I'm currently evaluating Event Sourcing and CQRS for an implementation of a new business requirement at my day job. While I can't really speak about the actual business problem, I can give a few reasons for why we think that Event Sourcing might be a good fit:
- great auditing capabilities based on the history of events
- "travelling back in time" to recreate a previous state of an aggregate (e.g. for debugging purposes)
- the ability to create new projections that take the full history into account
Since I can't go into detail about the exact domain we're in, I will describe my problem using the domain described in this Kata dealing with quiz games.
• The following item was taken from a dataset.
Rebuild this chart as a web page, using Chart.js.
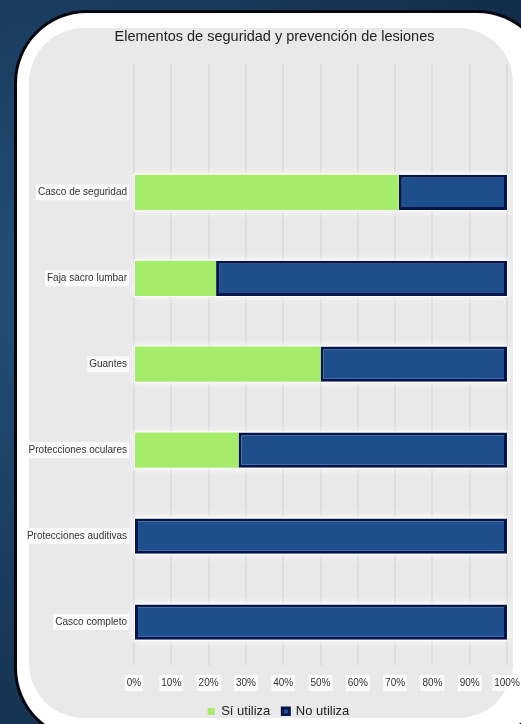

I think I got the general idea of Event Sourcing and how CQRS links to it. However, all examples I can find use domains with clear separations between aggregates as well as between different instances of the same aggregate (in the Kata mentioned above, quizzes and games have a clear relationship. There's no interdependence between different quizzes or different games).
The problem
In my case I have the problem that it must be possible to merge different instances of the same aggregate (in our sample domain this could mean that it must be possible to merge different quizzes together into one quiz) as well as undoing this merge later on (reconstructing the two original quizzes from the merged one).
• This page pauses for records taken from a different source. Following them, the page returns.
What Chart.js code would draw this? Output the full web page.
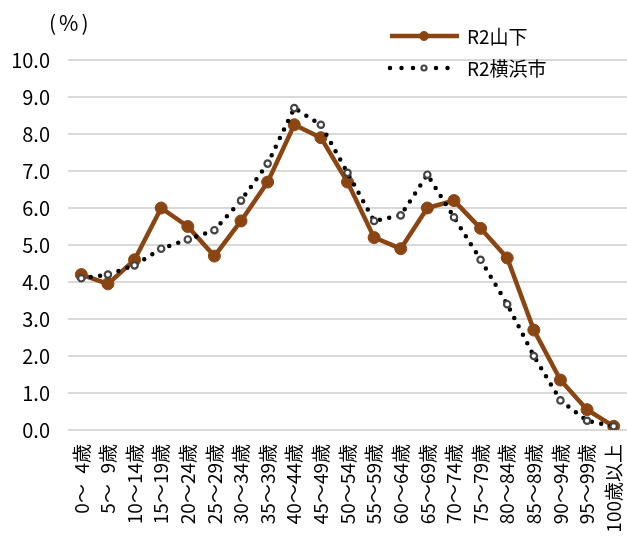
<!DOCTYPE html>
<html>
<head>
<meta charset="utf-8">
<script src="https://cdn.jsdelivr.net/npm/chart.js@4"></script>
<style>
  html, body { margin: 0; padding: 0; background: #fff; }
  #wrap { width: 627px; height: 536px; }
</style>
</head>
<body>
<div id="wrap"><canvas id="age-chart" width="627" height="536"></canvas></div>
<script>
// Age groups (x axis)
const ageLabels = [
  '\u20070～\u20074歳', '\u20075～\u20079歳', '10～14歳', '15～19歳', '20～24歳',
  '25～29歳', '30～34歳', '35～39歳', '40～44歳', '45～49歳',
  '50～54歳', '55～59歳', '60～64歳', '65～69歳', '70～74歳',
  '75～79歳', '80～84歳', '85～89歳', '90～94歳', '95～99歳', '100歳以上'
];

// Share of population (%)
const yamashita = [4.2, 3.95, 4.6, 6.0, 5.5, 4.7, 5.65, 6.7, 8.25, 7.9, 6.7, 5.2, 4.9, 6.0, 6.2, 5.45, 4.65, 2.7, 1.35, 0.55, 0.1];
const yokohama = [4.1, 4.2, 4.45, 4.9, 5.15, 5.4, 6.2, 7.2, 8.7, 8.25, 6.95, 5.65, 5.8, 6.9, 5.75, 4.6, 3.4, 2.0, 0.8, 0.25, 0.1];

// Series names
const seriesNames = ['R2山下', 'R2横浜市'];

Chart.defaults.font.family = '"Noto Sans CJK JP", "Noto Sans", sans-serif';
Chart.defaults.color = '#000';

// Legend + unit label drawn at the top right / top left
const topTexts = {
  id: 'topTexts',
  afterDraw(chart) {
    const c = chart.ctx;
    c.save();
    c.fillStyle = '#000';
    c.textBaseline = 'middle';
    c.font = '21px "Noto Sans CJK JP"';
    c.letterSpacing = '3px';
    c.fillText('(%)', 49, 23);
    c.letterSpacing = '0px';
    c.font = '19px "Noto Sans CJK JP"';
    chart.data.datasets.forEach((ds, i) => {
      const y = 36 + i * 32;
      c.beginPath();
      c.strokeStyle = ds.borderColor;
      c.lineWidth = ds.borderWidth;
      c.lineCap = ds.borderCapStyle || 'butt';
      c.setLineDash(ds.legendDash || []);
      c.moveTo(390, y);
      c.lineTo(459, y);
      c.stroke();
      c.setLineDash([]);
      c.beginPath();
      c.arc(424, y, ds.legendRadius, 0, Math.PI * 2);
      c.fillStyle = ds.pointBackgroundColor;
      c.fill();
      c.lineWidth = ds.pointBorderWidth;
      c.strokeStyle = ds.pointBorderColor;
      c.stroke();
      c.fillStyle = '#000';
      c.fillText(ds.label, 467, y + 1);
    });
    c.restore();
  }
};

const ctx = document.getElementById('age-chart').getContext('2d');

const ageChart = new Chart(ctx, {
  type: 'line',
  data: {
    labels: ageLabels,
    datasets: [
      {
        label: seriesNames[0],
        data: yamashita,
        borderColor: '#8B4513',
        backgroundColor: '#8B4513',
        borderWidth: 4.5,
        pointRadius: 6,
        pointBackgroundColor: '#8B4513',
        pointBorderColor: '#8B4513',
        pointBorderWidth: 1,
        legendRadius: 4.5,
        tension: 0,
        order: 1
      },
      {
        label: seriesNames[1],
        data: yokohama,
        borderColor: '#000',
        backgroundColor: '#fff',
        borderWidth: 4.5,
        borderDash: [0, 9.5],
        legendDash: [0, 11.5],
        borderCapStyle: 'round',
        pointRadius: 3.2,
        pointBackgroundColor: '#fff',
        pointBorderColor: '#444',
        pointBorderWidth: 2.2,
        legendRadius: 2.5,
        tension: 0,
        order: 0
      }
    ]
  },
  options: {
    responsive: false,
    animation: false,
    events: [],
    layout: { autoPadding: false, padding: { top: 60, right: 0, bottom: 0, left: 0 } },
    scales: {
      x: {
        offset: true,
        grid: { display: false, drawTicks: false },
        border: { display: false },
        ticks: {
          autoSkip: false,
          maxRotation: 90,
          minRotation: 90,
          padding: 14,
          font: { size: 19 }
        },
        afterFit: (scale) => {
          scale.height = 106;
          scale.paddingLeft = 0;
          scale.paddingRight = 0;
        }
      },
      y: {
        min: 0,
        max: 10,
        grid: { color: '#d9d9d9', lineWidth: 2, drawTicks: false },
        border: { display: false },
        ticks: {
          stepSize: 1,
          padding: 18,
          font: { size: 20 },
          callback: (v) => v.toFixed(1)
        },
        afterFit: (scale) => { scale.width = 68; }
      }
    },
    plugins: {
      legend: { display: false },
      tooltip: { enabled: false }
    }
  },
  plugins: [topTexts]
});
</script>
</body>
</html>
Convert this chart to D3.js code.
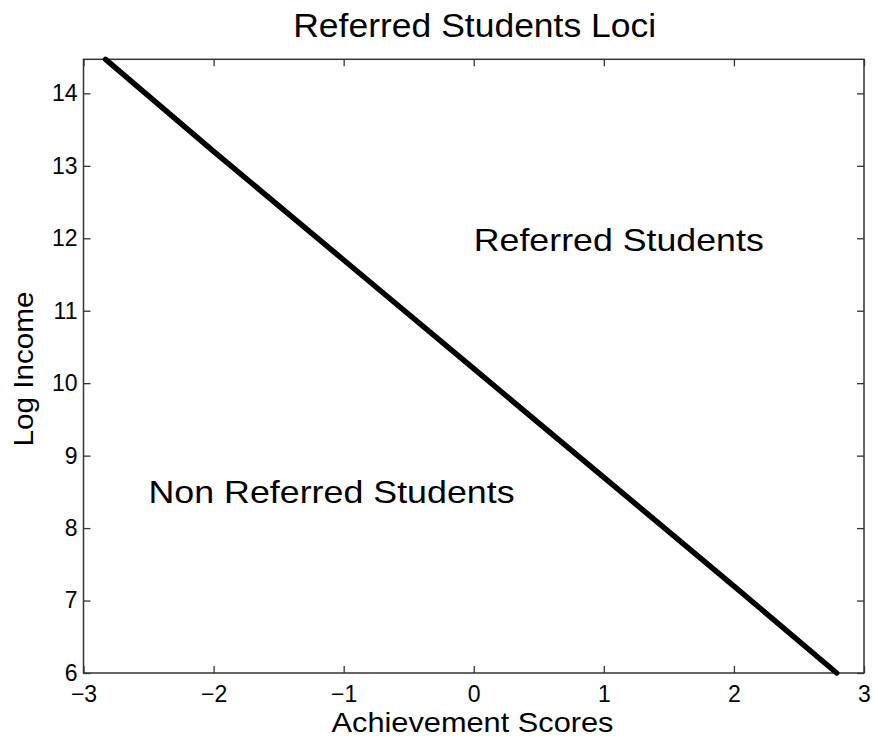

This constraint adds quite some complexity when it comes to constructing the current state of an aggregate, because it's necessary to read the whole event stream from the beginning to be sure that all relevant events are taken into consideration. It's not possible to partition the event stream in a useful way because it's impossible to tell which aggregates will be merged later in the future. It might even be a problem when the event stream gets partitioned, because the temporal order of related events gets lost.
From what I understand, partitioning the event stream allows for a fast provision of the events that are necessary to build up the current state of an aggregate. For instance, if I want to know the current state of the quiz with ID 124ecf
, I technically could filter the event streams to just have the events for this exact ID which would drastically reduce the number of events. If this is not possible, like in my case, reading the event stream ad hoc to recreate the state of an aggregate will become very slow and impractical over time.
The solution I came up with so far
The only solution for this problem that seems to be possible to me is to work with rolling snapshots for all necessary projections. The snapshots would update themselves continuously, building up a state optimized for their specific use case (processing commands, answering queries etc.).
I'm skeptical about this idea, because it requires quite some effort. Most of the implementations of typical applications don't require rolling snapshots for most use cases because building up the desired state from the event stream is fast enough. This simplicity is lost in my case.
The question
My question could be split up in several parts:
- Is it a good idea to use Event Sourcing for domains like these where it's not possible to draw clear boundaries between different instances of the same aggregate?
- Does it make sense to heavily rely on using rolling snapshots to get the desired performance?
- Is there another way other than rolling snapshots to implement this?
- I can't think of a way for partitioning the event stream. Am I missing something? Are there some techniques that allow partitioning/sharding under the given circumstances?